Kim są Jeździec i Słoń?
Książka poświęcona jest wprowadzaniu zmian na płaszczyźnie indywidualnej, firmowej i społecznej. Autorzy podpowiadają, że w naszym mózgu działają nieustannie dwa niezależne mechanizmy.
Po pierwsze coś, co można nazwać systemem emocjonalnym. Ta część kieruje się instynktem, odczuwa ból i przyjemność, strach i entuzjazm. To nasz Słoń!
Po drugie, w naszym mózgu jest system racjonalny. Ta część roztrząsa, analizuje i buduje harmonogramy oraz plany na przyszłość! To Jeździec!
Platon twierdził, że mamy w głowie racjonalnego woźnicę rydwanu, który musi poskramiać narowistego konia, choć ten rzadko ulega argumentom bata i kija. Jak więc wprowadzać zmiany?
Jak wdrażać zmiany?
Autorzy książki „Pstryk” proponują drogę uwzględniającą potrzeby i cechy Jeźdźca i Słonia. Jeździec przygotowuje diagnozę oraz plan, a następnie wyznacza kierunek, a słoń daje energię i zaangażowanie.
- Jeśli przygotowując zmiany w firmie dotrzemy do jeźdźców pracowników, a nie przekonamy ich słoni, to może ludzie zrozumieją istotę zmiany, ale zabraknie im motywacji.
- Jeśli przygotowując zmiany w firmie dotrzemy tylko do słoni, ale nie do jeźdźców, to wzbudzimy chęć działania i zaangażowanie, ale nie będziemy potrafili ich ukierunkować.
„Oporny słoń i drepczący w miejscu jeździec gwarantują, że nic się nie zmieni” ostrzegają C. i D. Heath.

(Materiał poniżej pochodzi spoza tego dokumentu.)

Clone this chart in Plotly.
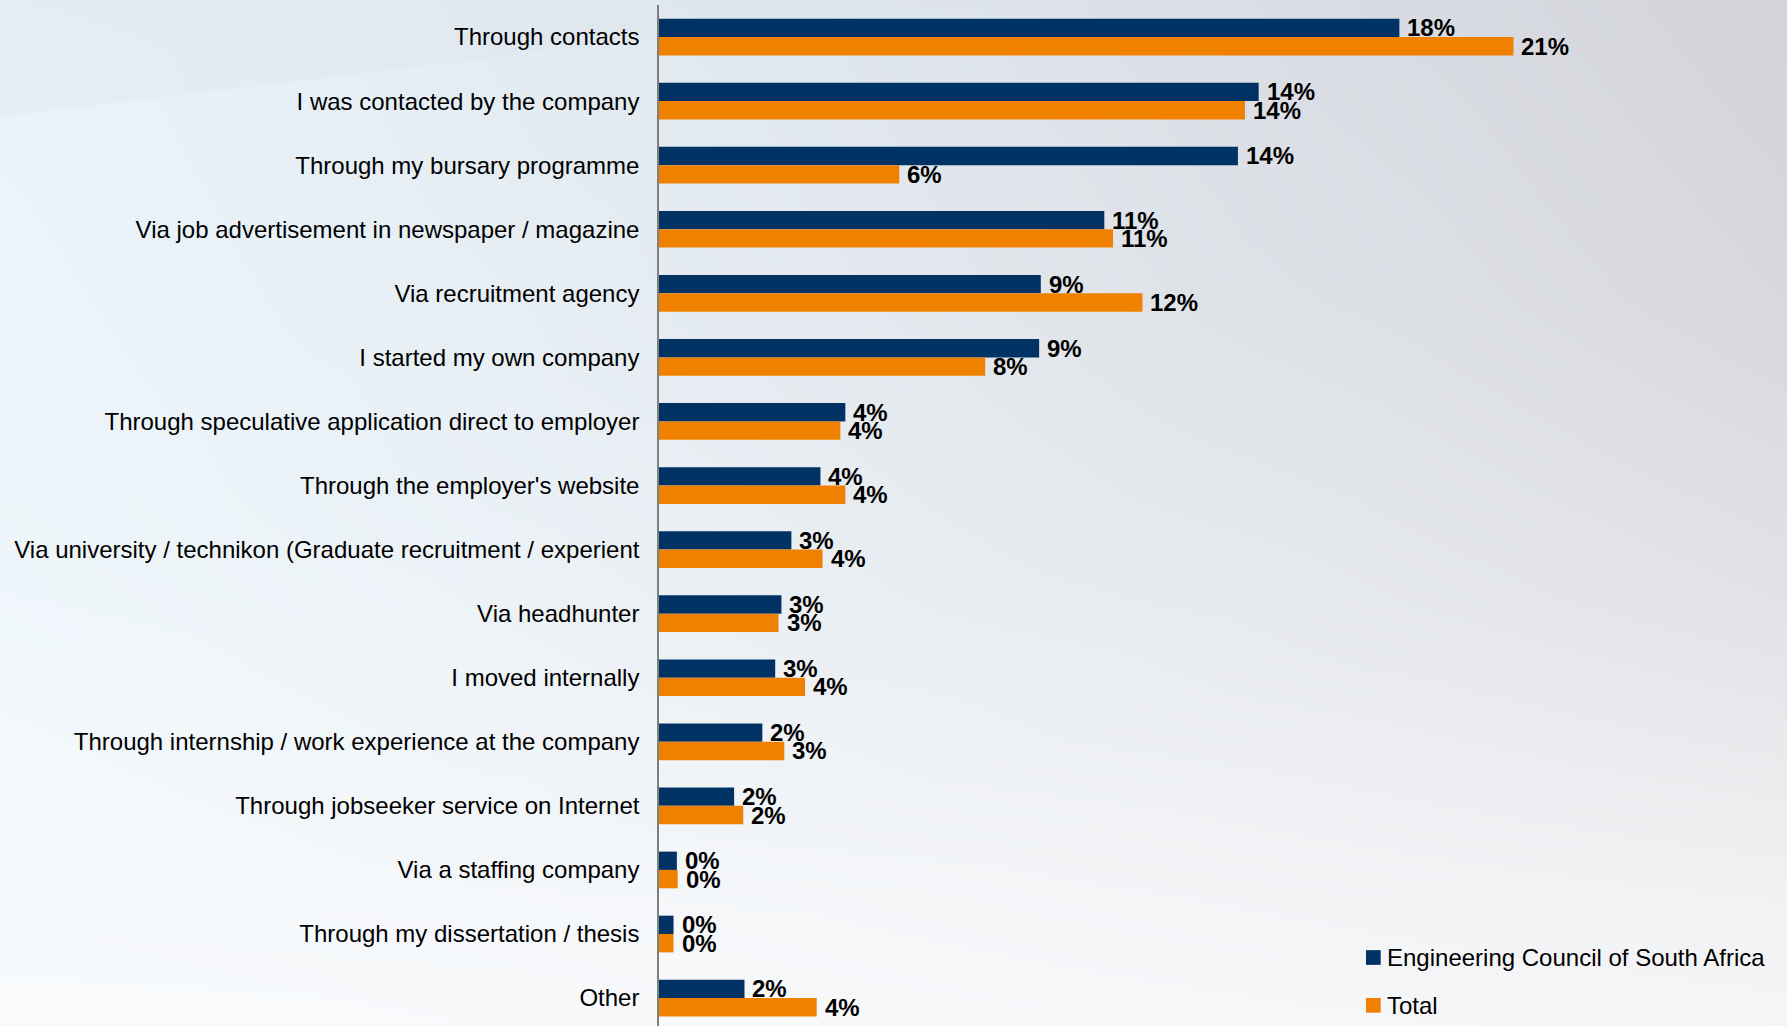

Czytając książkę braci Heath naszła mnie jeszcze jedna refleksja: to Jeździec i Słoń toczą w Internecie niekończące się dyskusje: „zarządzanie czy przywództwo?”, „kultura organizacyjna czy strategia?”, „zadania czy relacje?” itd. Jak widać po emocjonalnych dyskusjach pod postami na te tematy, w tych sporach nasze słonie mają używanie.